## Written exercise
Pull out every line below that contains the word "React".

## Recorded data
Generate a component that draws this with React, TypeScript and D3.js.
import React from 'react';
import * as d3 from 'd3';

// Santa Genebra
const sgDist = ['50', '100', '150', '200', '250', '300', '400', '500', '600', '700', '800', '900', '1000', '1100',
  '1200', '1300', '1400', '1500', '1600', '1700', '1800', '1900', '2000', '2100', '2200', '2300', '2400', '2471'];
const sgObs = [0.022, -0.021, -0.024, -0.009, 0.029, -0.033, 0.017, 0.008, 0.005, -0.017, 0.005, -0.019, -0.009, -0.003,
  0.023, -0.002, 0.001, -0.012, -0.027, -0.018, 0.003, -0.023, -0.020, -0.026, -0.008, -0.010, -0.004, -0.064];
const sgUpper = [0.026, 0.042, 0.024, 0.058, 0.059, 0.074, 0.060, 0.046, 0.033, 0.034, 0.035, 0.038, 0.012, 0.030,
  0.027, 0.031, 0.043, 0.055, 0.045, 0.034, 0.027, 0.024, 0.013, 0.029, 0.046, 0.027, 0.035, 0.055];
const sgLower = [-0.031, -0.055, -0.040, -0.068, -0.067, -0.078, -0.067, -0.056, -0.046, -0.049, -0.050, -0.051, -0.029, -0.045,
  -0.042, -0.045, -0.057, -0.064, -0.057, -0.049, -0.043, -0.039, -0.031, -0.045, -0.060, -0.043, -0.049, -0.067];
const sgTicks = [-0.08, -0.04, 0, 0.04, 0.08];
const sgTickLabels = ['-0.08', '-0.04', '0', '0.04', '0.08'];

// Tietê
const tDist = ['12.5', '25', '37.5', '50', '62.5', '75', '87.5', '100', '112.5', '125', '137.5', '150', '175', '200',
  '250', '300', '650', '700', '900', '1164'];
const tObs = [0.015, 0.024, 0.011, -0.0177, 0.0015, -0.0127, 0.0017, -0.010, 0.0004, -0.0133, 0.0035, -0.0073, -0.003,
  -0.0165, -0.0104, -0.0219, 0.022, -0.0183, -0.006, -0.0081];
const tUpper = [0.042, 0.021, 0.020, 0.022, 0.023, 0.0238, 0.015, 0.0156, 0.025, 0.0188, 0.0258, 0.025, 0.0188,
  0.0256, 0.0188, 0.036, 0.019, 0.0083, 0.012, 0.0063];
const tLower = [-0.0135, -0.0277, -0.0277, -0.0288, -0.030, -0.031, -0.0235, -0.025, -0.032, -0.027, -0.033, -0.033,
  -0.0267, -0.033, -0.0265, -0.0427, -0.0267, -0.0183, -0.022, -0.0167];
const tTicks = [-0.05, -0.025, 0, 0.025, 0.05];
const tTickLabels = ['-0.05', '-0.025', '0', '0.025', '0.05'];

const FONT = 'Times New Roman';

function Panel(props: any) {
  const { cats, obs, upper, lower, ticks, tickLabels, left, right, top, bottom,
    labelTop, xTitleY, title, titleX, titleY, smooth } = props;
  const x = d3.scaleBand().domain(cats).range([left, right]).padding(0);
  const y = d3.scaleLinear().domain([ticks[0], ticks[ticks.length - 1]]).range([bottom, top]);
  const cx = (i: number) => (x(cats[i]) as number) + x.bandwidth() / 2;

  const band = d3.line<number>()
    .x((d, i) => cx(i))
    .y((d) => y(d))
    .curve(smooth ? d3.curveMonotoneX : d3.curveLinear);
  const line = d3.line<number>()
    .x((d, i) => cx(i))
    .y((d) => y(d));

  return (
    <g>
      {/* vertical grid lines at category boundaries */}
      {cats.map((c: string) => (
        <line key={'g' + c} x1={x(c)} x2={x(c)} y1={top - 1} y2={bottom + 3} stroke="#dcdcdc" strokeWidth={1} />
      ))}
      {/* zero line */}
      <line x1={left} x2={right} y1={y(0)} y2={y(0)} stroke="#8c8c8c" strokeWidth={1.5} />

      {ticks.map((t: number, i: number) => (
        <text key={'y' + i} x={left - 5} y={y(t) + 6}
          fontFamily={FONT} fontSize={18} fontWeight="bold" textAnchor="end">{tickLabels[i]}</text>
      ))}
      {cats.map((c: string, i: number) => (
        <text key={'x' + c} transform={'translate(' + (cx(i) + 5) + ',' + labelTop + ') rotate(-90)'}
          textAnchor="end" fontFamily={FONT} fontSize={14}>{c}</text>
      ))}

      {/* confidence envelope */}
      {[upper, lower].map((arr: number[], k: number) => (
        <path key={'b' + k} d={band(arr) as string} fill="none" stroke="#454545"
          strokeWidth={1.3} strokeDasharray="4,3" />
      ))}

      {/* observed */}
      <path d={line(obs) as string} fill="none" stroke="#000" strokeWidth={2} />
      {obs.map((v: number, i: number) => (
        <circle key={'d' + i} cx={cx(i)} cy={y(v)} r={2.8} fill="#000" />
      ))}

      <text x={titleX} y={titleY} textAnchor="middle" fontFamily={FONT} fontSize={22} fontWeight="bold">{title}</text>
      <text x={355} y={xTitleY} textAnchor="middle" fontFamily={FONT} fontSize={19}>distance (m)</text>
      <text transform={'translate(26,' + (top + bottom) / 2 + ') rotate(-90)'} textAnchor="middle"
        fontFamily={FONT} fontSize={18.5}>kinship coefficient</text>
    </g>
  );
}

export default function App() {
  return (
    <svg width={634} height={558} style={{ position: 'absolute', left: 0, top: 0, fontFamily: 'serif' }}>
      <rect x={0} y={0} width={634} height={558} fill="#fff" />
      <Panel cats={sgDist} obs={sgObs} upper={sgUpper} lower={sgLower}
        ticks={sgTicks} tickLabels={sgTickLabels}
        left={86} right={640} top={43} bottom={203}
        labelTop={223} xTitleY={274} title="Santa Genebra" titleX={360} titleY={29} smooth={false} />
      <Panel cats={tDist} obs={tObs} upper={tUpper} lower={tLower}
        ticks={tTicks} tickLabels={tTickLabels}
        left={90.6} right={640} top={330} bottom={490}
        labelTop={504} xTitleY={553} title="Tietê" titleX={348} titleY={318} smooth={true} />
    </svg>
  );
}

## Result for this task
Generate a component that draws this with React, TypeScript and D3.js.
import React from 'react';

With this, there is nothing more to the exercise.